PermafrostDiscoveryGateway / viz-3dtiles

PDG vizualization pipeline for 3D Tile processing
Apache License 2.0
5 stars 2 forks source link

Speed up point iteration process #4

Closed laurenwalker closed 2 years ago

laurenwalker commented 2 years ago

There are two times in the builder script where each point in the geometry is iterated over. I want to see if these can be combined into one loop or if they are necessary

mbjones commented 2 years ago

I think both of these can be eliminated. Here's some sample code.

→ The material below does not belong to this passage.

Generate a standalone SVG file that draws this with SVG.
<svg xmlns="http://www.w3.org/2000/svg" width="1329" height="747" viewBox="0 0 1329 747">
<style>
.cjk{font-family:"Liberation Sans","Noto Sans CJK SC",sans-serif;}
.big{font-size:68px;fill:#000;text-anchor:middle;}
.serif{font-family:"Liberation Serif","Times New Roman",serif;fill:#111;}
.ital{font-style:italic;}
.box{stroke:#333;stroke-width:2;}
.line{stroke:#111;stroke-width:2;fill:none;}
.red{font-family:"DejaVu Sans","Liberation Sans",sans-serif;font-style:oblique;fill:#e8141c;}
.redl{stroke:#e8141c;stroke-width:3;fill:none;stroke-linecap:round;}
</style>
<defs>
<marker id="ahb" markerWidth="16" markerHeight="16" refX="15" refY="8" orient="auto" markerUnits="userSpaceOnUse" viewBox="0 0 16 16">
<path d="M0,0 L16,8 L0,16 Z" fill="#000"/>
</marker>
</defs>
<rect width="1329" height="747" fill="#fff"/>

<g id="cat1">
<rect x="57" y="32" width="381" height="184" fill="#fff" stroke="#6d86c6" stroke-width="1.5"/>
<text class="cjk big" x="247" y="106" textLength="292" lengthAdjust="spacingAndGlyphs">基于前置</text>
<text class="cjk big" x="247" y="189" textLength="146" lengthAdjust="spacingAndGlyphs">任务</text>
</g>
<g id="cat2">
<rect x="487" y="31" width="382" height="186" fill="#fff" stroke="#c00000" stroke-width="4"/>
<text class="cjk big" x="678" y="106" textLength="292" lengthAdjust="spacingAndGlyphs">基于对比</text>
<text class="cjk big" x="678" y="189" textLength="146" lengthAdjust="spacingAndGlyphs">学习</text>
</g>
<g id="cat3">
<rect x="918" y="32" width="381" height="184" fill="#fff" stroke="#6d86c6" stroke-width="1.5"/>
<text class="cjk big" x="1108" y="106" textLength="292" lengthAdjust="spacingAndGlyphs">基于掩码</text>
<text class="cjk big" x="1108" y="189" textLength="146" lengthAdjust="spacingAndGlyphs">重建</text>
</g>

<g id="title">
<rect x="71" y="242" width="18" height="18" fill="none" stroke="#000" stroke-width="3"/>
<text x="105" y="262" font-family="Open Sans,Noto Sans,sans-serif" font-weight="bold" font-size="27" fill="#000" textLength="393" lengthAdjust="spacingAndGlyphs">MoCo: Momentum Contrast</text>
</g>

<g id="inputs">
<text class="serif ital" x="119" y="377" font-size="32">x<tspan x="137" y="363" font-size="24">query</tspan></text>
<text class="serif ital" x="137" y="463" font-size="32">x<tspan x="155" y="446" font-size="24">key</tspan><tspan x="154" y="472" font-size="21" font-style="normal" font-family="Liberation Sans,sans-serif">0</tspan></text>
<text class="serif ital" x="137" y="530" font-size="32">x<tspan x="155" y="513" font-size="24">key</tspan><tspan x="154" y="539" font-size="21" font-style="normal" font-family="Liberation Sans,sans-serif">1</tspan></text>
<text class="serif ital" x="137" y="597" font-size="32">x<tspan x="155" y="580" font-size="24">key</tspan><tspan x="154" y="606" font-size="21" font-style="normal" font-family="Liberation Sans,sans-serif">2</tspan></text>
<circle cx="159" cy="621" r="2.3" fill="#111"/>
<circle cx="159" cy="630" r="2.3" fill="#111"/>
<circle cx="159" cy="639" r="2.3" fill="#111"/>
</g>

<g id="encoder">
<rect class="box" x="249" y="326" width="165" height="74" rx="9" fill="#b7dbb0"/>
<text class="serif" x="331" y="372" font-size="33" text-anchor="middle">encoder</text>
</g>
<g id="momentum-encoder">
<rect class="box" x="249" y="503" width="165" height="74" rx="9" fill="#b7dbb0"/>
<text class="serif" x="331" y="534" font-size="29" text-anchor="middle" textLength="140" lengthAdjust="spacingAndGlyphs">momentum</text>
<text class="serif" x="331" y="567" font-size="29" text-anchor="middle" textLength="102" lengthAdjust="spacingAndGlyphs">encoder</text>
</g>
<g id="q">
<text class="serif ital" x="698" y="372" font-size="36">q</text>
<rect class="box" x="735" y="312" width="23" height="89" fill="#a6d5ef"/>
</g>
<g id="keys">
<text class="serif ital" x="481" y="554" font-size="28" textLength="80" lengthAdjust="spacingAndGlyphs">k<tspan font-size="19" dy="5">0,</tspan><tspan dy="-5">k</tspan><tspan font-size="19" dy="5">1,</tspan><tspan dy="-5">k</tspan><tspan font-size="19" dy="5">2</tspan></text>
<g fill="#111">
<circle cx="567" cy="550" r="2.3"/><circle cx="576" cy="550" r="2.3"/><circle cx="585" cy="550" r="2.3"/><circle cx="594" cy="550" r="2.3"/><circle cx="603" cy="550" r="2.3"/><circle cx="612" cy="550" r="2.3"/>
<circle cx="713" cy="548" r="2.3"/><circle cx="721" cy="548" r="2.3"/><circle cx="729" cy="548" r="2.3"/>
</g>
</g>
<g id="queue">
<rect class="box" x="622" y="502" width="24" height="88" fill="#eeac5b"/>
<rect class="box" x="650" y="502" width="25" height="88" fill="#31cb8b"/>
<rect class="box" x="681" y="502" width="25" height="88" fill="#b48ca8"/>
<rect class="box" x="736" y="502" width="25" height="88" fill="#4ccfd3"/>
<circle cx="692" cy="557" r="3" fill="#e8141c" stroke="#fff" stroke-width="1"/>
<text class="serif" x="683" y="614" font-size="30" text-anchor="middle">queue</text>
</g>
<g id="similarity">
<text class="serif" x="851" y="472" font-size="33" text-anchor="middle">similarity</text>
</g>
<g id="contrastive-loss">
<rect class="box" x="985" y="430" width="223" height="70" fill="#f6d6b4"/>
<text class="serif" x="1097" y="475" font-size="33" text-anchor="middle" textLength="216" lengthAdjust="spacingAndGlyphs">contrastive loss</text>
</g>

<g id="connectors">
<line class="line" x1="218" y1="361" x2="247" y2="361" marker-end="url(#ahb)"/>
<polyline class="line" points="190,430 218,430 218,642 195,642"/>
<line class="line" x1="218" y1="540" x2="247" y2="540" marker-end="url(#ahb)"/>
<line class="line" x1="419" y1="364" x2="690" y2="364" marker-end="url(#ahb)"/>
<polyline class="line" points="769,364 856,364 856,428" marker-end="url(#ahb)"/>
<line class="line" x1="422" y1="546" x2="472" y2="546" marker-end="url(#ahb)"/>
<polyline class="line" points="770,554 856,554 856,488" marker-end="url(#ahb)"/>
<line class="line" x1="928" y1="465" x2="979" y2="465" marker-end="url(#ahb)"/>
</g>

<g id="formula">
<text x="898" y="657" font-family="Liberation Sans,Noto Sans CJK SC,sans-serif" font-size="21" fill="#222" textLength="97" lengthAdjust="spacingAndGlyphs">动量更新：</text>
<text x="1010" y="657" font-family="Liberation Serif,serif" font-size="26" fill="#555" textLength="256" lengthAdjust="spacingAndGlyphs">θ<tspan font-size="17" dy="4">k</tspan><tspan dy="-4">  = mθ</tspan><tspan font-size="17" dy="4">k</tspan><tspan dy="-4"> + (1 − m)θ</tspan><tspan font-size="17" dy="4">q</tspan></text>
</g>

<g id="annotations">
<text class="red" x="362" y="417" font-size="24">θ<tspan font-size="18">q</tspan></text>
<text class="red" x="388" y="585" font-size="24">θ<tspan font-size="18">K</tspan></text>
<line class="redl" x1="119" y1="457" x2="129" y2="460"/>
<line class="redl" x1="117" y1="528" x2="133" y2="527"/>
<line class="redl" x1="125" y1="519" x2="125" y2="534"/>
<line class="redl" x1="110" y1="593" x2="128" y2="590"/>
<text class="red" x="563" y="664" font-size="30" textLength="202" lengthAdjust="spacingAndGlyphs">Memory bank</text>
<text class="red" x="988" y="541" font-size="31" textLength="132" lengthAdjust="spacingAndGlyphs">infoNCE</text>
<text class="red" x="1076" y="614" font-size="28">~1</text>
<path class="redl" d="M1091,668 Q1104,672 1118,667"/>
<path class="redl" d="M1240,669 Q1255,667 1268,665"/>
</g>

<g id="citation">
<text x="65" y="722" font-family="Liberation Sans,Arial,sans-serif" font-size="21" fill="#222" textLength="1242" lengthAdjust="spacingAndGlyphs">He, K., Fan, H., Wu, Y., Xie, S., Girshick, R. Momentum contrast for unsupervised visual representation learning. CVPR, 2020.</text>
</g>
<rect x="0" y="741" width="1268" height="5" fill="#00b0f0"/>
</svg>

In the first loop, the iteration is intended to mainly add a constant z dimension to the coordinate points in the polygons. That can be done as a set operation rather than a loop using a lambda function. Here's an example of how all of the points in polygon can be updated with a z value with one line of code on an example polygon named poly:

poly = box(*Point(1.23, 9.87).buffer(1).bounds)
polyz = shapely.ops.transform(lambda x, y: (x, y, 0.1), poly)

The second loop seems to be mainly to combine all of the Polygon records from the GeoDataFrame into a single multipolygon. This can also be done in a single line of code with a list comprehension. Also, you don't need to keep track of the bounds, because you can get that directly from the Polygon and MultiPolygon objects in a single call.

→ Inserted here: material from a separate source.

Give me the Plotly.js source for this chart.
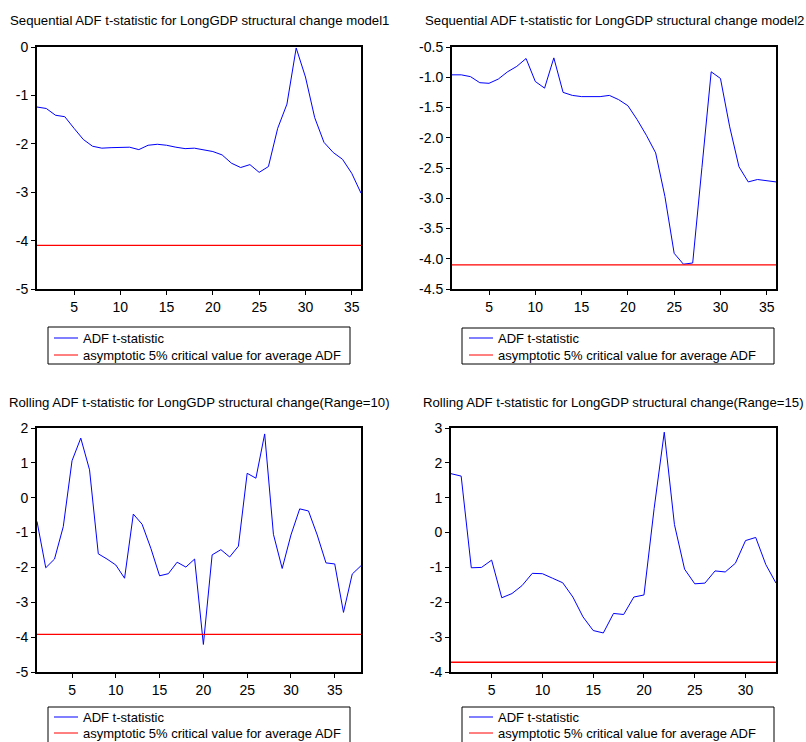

# Combine all of the individual Polygon rows into a MultiPolygon and extract the bbox
miltipolygon_z_4978 = MultiPolygon([gdf_4978.geometry[row_id] for row_id in range(gdf_4978.shape[0])])
box_degrees_4978 = miltipolygon_z_4978.bounds # note this does not have the z dimension, which might need to be added
laurenwalker commented 2 years ago

So I reworked the point iteration process but it didn't speed up the execution time at all and we still need two loops. Once for the original projection to add the z values and a second time to calculate the geometry triangles as the first step of the gltf conversion.

I implemented Matt's suggestion for the first loop:

polyz = shapely.ops.transform(lambda x, y: (x, y, 0.1), poly)

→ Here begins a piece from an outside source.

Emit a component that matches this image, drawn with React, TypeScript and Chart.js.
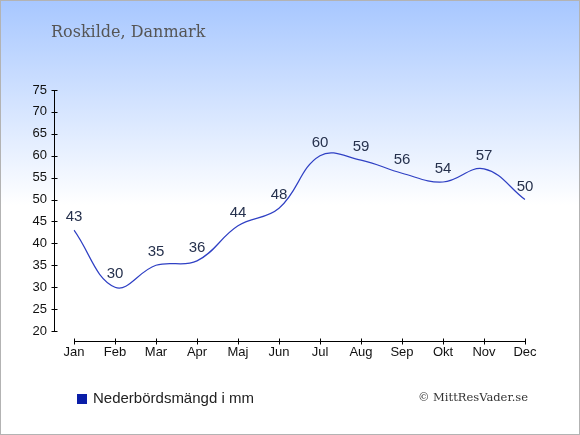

https://github.com/PermafrostDiscoveryGateway/viz-3dtiles/blob/d35dad0b34798880e55a014b665d13570f7c2662/build-3d-tile.py#L55-L63

But this actually slows things down because in the main branch, you can see that we are only adding the z values to the convex_hull ring of the polygon. So I added back the simplify() process on the develop branch.

https://github.com/PermafrostDiscoveryGateway/viz-3dtiles/blob/d35dad0b34798880e55a014b665d13570f7c2662/build-3d-tile.py#L52

The second loop seems to be mainly to combine all of the Polygon records from the GeoDataFrame into a single multipolygon. This can also be done in a single line of code with a list comprehension. Also, you don't need to keep track of the bounds, because you can get that directly from the Polygon and MultiPolygon objects in a single call.

The second loop does a lot more than that. It creates a Multipolygon for each Polygon and calculates the geometry triangles for that polygon. The entire dataset cannot be lumped into one Multipolygon of the gltf will be created as if those many polygons are all part of the same model/feature. Cesium will also read it as one model/feature. This was one of the primary issues I fixed on the main branch last week.

So all in all, I was not able to compact the code into one loop like I wanted to, and I didn't find any ways to speed up the run time.